Although August may be a better month for analysis due to December's holidays, based on both months' data, Americans are simply transferring their normal gas spending to other categories. Purchases in restaurants saw a disproportionate boost.

About one out of every five dollars' worth of new spending in 2015 went to full service restaurants, and another 8 percent went to buying fast food. On average, food services spending (excluding groceries) was about $20 higher in 2015 across both months.

Groceries, home and garden supplies and online shopping also came out ahead compared to 2014.

So what's the big deal with $20 more a month going to restaurants? Well, that's $240 a year per person, and if we multiply it by just the approximately 170 million people in the U.S. with credit cards, it adds up to almost $41 billion in spending a year. That's a significant shift in consumer spending.

If all those people decided to converge on their local Olive Garden, that extra spending would be more than five times Darden Restaurants' revenue.

According to the National Restaurant Association, American eateries have about $709 billion in sales a year, so that seemingly small increase in spending (even excluding fast food and other types of restaurants), could boost the industry as a whole by almost 6 percent, based on our back-of-the-envelope calculations.

It's interesting to note that over the last two years as the price of regular NY Harbor gasoline fell by 58 percent, the S&P Composite 1500 restaurants sub index is up 19 percent, beating the S&P 500 Index by a hefty margin of about 17 percentage points.

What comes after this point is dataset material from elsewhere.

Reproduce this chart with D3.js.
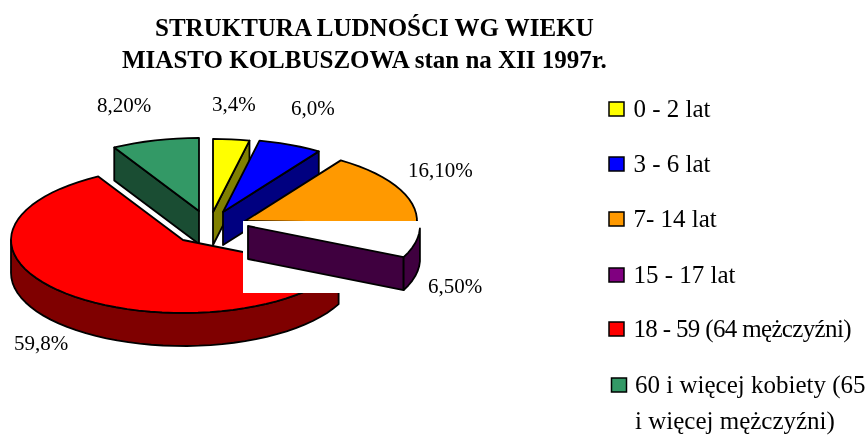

To be sure, it's hard to say how much people would have spent without gas savings or how representative the credit card data is of Americans at large. The most recent government analysis suggests that people may be saving more than half their gasoline savings.

But recent research from JPMorgan Chase says that people actually spend nearly 80 percent of their gas savings and that over half of that spending has gone to services and nondurable goods. In line with CNBC data, the JPMorgan report found that 20 percent of gas savings went to restaurants. Separate data also seems to support the connection between gas prices and restaurant spending.

So if you find yourself with a few hundred dollars at the end of the month and end up taking your loved ones to Red Lobster instead of lining your savings account, don't feel too bad—you can always just lie on the next financial survey you take.